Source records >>
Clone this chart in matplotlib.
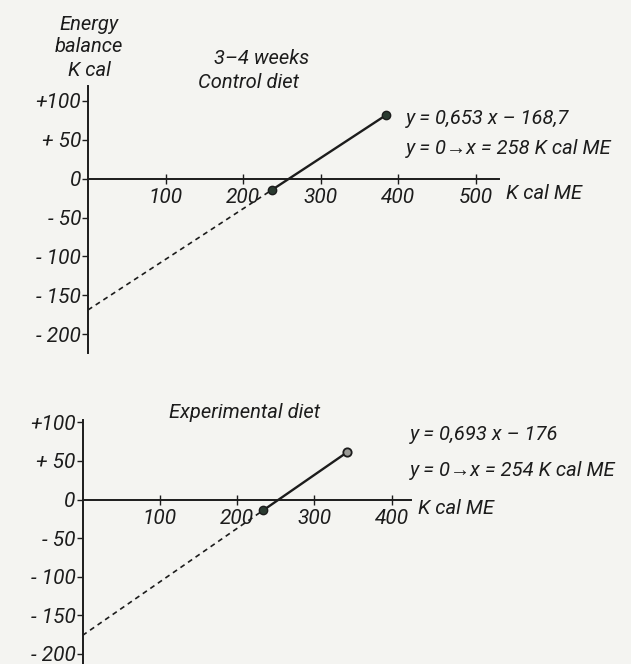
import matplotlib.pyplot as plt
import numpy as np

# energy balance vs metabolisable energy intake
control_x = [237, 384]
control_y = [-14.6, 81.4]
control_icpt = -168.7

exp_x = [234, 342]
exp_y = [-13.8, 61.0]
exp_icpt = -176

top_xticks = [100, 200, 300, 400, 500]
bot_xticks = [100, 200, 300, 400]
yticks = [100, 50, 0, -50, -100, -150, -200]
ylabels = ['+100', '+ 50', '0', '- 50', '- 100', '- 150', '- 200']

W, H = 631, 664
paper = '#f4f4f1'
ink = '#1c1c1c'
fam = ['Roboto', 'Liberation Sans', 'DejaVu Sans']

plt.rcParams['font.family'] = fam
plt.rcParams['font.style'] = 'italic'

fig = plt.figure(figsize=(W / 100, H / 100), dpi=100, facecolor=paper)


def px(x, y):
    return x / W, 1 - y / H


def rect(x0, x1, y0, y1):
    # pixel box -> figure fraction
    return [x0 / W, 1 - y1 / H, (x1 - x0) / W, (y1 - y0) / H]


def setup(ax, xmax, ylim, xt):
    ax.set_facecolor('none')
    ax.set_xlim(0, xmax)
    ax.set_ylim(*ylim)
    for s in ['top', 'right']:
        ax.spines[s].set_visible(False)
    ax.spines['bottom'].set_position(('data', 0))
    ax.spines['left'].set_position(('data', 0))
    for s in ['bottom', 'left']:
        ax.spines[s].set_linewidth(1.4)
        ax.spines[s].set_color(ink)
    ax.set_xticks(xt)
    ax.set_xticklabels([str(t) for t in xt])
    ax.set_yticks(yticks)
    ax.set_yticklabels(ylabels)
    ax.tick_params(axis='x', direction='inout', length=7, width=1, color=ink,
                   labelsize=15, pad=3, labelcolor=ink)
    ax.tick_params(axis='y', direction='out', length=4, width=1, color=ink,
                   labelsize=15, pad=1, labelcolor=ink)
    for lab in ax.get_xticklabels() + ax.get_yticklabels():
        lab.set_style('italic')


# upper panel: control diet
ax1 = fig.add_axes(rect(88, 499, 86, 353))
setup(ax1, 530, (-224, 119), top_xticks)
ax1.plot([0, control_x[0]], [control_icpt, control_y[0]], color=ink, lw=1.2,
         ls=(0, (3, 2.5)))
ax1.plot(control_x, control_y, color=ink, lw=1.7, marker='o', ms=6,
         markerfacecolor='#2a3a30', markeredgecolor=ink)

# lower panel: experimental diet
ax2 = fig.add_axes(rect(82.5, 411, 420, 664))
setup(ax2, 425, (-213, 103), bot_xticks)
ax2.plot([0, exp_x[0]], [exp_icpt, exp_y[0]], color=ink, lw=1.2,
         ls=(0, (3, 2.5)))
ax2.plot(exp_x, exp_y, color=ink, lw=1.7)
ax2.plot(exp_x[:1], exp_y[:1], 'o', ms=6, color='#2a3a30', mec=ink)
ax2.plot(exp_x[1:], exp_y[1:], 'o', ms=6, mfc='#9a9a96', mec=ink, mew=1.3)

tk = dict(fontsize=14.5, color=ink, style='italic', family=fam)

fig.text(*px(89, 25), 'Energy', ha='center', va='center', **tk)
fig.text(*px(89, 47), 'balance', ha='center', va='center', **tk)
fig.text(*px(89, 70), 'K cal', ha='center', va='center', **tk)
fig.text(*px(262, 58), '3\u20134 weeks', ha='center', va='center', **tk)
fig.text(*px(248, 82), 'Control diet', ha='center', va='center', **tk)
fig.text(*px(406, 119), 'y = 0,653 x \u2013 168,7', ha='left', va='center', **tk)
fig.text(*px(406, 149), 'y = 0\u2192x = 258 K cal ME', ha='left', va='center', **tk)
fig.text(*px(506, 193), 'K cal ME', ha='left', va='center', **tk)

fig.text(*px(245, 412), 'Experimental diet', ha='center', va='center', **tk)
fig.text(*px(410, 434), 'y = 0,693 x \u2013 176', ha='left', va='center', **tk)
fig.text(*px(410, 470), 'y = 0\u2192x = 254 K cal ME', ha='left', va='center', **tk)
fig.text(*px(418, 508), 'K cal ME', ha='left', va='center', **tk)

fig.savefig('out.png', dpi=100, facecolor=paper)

==

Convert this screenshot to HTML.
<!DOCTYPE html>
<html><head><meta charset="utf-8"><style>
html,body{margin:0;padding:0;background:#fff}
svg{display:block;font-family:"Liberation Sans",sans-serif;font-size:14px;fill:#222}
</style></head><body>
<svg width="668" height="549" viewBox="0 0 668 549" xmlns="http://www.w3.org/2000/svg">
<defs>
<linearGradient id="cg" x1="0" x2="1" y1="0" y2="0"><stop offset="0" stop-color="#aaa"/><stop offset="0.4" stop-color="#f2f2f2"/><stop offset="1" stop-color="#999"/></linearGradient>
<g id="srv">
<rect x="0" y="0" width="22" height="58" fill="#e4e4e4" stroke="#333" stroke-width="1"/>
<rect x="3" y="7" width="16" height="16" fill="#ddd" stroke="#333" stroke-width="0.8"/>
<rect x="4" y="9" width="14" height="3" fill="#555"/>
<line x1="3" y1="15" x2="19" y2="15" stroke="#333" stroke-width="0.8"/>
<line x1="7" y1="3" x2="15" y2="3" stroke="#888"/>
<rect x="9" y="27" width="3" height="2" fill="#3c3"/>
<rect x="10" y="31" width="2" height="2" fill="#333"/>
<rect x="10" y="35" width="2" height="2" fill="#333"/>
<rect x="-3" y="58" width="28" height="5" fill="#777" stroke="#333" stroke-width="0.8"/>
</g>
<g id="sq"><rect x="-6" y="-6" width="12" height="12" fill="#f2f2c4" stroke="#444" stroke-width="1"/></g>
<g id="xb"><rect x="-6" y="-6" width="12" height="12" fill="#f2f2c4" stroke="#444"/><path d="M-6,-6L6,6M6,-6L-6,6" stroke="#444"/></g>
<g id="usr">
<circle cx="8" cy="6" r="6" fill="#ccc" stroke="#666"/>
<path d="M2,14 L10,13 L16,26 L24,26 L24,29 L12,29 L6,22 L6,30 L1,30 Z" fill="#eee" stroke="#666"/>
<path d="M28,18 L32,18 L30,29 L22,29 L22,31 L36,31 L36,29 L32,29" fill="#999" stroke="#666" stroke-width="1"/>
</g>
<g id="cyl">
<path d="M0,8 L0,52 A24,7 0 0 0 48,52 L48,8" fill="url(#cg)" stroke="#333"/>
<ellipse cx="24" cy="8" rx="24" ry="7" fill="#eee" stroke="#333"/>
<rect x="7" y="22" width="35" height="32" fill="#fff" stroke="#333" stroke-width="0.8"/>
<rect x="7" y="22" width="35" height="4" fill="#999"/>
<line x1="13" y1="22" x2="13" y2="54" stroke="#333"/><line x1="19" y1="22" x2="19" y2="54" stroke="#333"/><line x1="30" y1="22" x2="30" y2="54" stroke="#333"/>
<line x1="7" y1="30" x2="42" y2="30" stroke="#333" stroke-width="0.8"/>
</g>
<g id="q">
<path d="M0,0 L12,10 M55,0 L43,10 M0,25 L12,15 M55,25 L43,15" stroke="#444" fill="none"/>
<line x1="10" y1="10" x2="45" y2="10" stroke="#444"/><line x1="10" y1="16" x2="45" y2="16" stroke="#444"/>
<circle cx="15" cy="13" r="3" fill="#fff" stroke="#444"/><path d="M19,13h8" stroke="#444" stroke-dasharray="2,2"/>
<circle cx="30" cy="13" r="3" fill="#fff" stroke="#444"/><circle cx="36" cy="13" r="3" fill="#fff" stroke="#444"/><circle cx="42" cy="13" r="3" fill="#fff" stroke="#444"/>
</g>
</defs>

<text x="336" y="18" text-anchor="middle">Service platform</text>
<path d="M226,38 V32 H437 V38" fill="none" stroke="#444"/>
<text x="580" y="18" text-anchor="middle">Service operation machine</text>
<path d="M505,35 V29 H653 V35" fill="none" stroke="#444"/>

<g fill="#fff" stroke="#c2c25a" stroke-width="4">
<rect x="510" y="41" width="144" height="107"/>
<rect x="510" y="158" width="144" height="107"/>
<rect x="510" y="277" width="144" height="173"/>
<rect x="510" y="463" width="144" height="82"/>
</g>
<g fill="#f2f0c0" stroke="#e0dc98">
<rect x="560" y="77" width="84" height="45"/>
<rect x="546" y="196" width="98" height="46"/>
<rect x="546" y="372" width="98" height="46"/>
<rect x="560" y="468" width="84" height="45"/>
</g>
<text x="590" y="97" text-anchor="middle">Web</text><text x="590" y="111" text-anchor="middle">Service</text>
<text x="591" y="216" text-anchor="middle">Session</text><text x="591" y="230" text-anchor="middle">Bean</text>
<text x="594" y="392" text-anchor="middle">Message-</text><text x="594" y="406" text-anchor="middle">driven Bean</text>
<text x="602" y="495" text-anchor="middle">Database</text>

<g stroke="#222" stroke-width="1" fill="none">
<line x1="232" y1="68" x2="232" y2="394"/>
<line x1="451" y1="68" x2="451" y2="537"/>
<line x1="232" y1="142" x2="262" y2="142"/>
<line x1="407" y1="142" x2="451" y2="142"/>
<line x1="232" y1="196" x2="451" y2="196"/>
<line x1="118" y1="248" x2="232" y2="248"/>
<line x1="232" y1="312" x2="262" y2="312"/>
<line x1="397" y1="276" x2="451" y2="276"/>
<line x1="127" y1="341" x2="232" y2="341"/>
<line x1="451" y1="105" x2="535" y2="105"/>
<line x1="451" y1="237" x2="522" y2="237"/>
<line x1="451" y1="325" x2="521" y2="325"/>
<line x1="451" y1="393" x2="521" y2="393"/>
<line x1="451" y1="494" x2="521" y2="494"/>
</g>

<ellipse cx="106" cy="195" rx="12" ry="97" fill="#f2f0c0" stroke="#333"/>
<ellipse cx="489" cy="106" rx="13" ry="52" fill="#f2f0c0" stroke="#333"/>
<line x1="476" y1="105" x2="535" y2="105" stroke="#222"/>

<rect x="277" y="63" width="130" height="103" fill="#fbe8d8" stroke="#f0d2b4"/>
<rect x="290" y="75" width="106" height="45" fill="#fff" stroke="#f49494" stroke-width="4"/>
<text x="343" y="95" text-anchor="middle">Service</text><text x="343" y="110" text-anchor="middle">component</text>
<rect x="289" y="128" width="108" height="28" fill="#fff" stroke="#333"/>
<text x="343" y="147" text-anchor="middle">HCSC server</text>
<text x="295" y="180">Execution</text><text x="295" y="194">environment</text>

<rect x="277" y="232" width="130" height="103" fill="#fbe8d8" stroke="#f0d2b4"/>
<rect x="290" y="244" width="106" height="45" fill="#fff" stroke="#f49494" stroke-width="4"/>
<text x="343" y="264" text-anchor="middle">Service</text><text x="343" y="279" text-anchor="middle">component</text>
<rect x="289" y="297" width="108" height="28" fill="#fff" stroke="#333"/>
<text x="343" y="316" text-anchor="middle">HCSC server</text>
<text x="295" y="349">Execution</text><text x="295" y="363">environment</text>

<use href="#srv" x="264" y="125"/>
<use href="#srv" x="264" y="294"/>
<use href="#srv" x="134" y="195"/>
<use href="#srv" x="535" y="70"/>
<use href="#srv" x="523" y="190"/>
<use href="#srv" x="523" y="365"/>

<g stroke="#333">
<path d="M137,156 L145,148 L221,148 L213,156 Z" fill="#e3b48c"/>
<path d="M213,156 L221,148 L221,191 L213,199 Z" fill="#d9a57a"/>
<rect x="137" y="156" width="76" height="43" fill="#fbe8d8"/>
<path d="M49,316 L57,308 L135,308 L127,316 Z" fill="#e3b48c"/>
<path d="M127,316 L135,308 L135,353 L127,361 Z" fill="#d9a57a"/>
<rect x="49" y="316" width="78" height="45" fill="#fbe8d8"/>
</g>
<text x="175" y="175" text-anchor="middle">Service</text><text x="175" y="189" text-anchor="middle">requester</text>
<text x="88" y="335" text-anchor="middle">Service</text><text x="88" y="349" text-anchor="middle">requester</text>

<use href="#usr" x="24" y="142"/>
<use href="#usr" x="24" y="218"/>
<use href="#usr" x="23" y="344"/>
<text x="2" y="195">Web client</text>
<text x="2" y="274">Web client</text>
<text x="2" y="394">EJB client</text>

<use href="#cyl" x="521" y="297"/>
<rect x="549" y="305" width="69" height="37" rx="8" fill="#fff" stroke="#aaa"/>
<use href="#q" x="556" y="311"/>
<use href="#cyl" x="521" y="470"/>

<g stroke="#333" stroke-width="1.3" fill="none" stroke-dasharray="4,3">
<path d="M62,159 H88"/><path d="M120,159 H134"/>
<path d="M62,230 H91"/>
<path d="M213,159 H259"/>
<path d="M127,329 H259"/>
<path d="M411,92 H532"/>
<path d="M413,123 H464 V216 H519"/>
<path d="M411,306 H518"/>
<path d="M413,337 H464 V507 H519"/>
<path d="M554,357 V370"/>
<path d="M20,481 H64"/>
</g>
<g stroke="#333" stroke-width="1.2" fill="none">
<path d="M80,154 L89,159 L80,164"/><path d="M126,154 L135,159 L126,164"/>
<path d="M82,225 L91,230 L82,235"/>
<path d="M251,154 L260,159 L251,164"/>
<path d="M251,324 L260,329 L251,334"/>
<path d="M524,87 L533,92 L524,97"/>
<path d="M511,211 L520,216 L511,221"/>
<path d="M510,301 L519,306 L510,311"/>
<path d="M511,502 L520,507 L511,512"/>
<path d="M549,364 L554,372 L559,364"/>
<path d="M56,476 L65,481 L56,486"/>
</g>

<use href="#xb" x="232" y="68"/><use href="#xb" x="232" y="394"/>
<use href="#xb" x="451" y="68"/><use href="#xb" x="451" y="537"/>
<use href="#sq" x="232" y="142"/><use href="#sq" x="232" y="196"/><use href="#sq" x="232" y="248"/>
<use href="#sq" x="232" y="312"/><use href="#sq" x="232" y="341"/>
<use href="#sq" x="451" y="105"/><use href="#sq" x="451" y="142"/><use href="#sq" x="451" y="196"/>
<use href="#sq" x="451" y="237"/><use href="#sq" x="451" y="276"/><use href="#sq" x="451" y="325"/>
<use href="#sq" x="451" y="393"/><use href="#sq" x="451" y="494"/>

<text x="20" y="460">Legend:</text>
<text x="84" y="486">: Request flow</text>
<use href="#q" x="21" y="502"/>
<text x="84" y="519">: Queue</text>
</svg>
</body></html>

Task objective >> Identify the lines in the records above that contain the word "this", then state how many there are and nothing more.

Complete answer >> 2